→ **Exercise materials**
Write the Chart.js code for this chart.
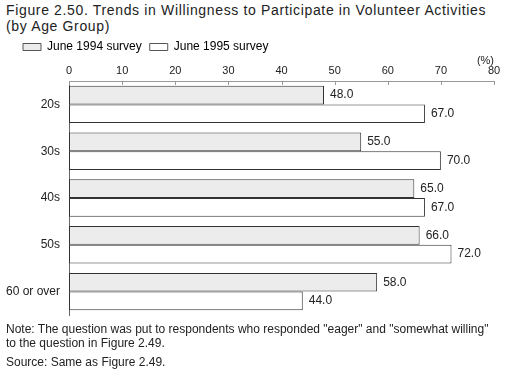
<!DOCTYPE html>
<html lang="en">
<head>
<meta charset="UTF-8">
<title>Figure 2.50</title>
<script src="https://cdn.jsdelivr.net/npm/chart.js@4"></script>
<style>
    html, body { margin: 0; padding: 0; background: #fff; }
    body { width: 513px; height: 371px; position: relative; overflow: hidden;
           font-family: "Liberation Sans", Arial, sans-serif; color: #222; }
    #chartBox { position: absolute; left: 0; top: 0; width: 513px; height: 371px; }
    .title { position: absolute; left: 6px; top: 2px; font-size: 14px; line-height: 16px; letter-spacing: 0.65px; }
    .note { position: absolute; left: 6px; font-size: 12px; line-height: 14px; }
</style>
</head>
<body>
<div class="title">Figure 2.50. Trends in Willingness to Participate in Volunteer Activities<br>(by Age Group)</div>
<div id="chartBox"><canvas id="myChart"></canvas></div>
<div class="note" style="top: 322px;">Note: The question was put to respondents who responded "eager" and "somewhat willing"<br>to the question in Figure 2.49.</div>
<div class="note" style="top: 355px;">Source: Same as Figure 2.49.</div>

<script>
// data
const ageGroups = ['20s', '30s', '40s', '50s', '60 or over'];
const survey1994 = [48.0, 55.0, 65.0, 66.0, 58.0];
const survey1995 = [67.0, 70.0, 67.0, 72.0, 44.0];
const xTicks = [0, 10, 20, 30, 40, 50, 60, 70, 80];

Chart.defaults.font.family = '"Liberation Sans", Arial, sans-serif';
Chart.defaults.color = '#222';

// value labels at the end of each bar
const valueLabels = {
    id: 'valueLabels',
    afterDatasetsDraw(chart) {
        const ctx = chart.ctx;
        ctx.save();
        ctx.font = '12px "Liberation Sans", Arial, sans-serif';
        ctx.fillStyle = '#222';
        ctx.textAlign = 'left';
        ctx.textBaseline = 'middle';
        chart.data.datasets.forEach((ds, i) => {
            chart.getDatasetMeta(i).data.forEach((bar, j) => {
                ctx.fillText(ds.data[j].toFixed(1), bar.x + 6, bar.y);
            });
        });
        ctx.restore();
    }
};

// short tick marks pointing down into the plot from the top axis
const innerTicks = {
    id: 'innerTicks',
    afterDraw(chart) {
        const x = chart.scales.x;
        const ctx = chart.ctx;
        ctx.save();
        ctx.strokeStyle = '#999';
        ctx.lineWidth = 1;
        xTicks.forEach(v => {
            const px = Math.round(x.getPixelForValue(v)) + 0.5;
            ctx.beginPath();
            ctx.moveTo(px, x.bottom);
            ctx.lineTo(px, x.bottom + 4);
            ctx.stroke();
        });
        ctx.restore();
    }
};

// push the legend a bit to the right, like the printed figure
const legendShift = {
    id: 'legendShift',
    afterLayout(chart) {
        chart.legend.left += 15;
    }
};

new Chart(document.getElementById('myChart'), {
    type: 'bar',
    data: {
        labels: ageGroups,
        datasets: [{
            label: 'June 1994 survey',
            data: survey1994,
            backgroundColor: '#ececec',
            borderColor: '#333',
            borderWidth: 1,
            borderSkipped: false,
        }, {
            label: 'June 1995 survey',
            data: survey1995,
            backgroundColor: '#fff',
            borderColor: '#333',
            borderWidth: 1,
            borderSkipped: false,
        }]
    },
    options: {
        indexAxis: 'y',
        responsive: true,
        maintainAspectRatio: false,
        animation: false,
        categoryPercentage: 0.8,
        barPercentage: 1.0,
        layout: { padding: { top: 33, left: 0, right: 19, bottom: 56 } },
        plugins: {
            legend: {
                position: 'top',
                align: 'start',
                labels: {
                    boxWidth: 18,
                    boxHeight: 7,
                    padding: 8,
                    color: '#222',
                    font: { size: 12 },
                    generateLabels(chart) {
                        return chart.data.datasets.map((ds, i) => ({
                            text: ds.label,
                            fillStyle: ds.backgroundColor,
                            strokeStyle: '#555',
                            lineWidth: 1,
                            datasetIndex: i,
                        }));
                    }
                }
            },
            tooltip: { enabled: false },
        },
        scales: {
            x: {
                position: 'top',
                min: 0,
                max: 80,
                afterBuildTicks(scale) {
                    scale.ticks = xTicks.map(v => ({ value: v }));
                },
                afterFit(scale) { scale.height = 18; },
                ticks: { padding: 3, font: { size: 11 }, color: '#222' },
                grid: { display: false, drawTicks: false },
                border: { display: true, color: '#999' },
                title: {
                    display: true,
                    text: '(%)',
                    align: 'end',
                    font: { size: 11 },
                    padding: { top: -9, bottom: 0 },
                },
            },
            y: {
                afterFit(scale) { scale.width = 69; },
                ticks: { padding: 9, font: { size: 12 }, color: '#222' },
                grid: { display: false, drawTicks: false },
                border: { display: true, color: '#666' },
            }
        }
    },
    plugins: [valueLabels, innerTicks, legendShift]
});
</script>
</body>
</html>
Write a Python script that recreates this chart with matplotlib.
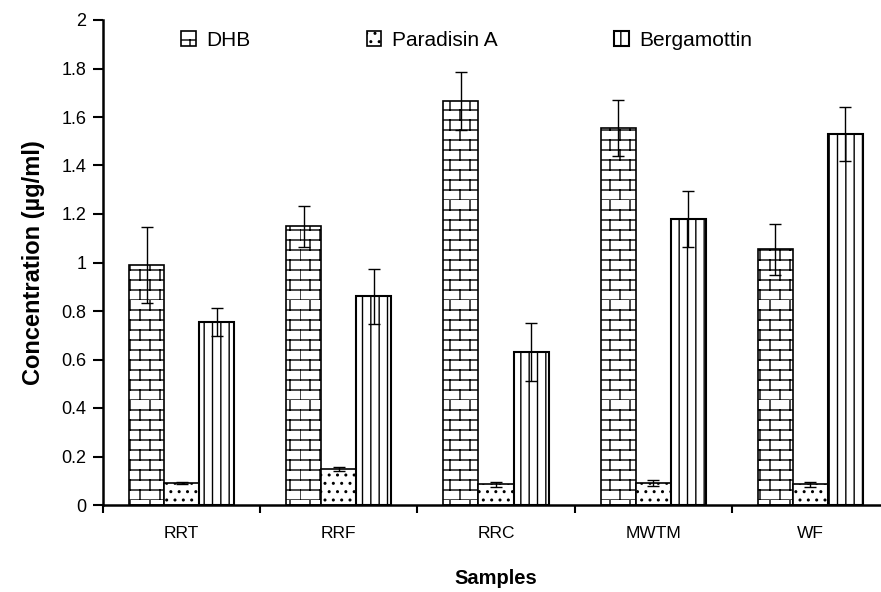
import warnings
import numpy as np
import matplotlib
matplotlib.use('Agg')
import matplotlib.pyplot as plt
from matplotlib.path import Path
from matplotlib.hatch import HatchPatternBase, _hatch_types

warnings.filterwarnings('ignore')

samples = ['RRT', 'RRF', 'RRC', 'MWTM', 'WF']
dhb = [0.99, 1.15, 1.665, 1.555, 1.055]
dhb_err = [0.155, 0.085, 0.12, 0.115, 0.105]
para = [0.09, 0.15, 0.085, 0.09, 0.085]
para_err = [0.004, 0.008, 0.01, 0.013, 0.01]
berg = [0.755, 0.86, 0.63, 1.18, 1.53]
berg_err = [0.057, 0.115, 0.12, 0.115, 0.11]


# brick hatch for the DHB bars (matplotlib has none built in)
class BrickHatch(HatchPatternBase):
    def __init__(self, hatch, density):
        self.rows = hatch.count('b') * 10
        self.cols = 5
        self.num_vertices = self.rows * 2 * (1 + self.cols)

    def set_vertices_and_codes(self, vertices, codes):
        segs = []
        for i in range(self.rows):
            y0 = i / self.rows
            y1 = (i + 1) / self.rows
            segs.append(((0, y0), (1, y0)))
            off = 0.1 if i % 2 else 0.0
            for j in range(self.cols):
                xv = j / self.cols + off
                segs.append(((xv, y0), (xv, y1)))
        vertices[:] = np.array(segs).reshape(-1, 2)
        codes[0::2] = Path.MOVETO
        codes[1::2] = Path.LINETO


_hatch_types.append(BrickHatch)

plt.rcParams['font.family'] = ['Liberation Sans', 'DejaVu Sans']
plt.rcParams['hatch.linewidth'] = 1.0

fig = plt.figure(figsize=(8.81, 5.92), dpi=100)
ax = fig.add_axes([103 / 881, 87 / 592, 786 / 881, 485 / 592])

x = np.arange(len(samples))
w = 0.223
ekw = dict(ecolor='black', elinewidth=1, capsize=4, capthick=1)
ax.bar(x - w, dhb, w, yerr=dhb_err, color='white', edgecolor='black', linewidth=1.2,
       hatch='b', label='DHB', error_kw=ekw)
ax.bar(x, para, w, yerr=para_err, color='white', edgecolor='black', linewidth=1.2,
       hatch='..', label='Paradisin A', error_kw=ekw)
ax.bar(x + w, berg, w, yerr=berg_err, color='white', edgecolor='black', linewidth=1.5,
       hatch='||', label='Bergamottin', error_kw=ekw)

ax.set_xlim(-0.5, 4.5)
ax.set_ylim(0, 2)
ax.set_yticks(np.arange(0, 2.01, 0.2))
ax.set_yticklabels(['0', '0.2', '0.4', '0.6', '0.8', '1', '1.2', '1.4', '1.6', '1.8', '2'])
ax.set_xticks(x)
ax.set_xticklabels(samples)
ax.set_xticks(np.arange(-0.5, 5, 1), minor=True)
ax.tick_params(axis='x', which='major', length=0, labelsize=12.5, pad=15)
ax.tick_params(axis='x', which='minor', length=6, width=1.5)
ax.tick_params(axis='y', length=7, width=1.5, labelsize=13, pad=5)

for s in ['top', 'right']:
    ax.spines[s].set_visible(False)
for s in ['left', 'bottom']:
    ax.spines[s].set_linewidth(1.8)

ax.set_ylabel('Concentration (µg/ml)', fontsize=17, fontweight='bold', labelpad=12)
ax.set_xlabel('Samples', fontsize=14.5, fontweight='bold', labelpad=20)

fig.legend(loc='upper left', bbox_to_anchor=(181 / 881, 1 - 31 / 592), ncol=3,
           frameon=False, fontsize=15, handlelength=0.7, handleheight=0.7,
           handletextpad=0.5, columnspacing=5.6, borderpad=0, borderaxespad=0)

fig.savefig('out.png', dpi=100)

→ **Stated problem**
Exactly as they stand, quote the lines beginning with the one that contains "Write a Python" and ending with the one that contains "warnings.filterwarnings('ignore')", with no pictures.

→ **Exercise output**
Write a Python script that recreates this chart with matplotlib.
import warnings
import numpy as np
import matplotlib
matplotlib.use('Agg')
import matplotlib.pyplot as plt
from matplotlib.path import Path
from matplotlib.hatch import HatchPatternBase, _hatch_types

warnings.filterwarnings('ignore')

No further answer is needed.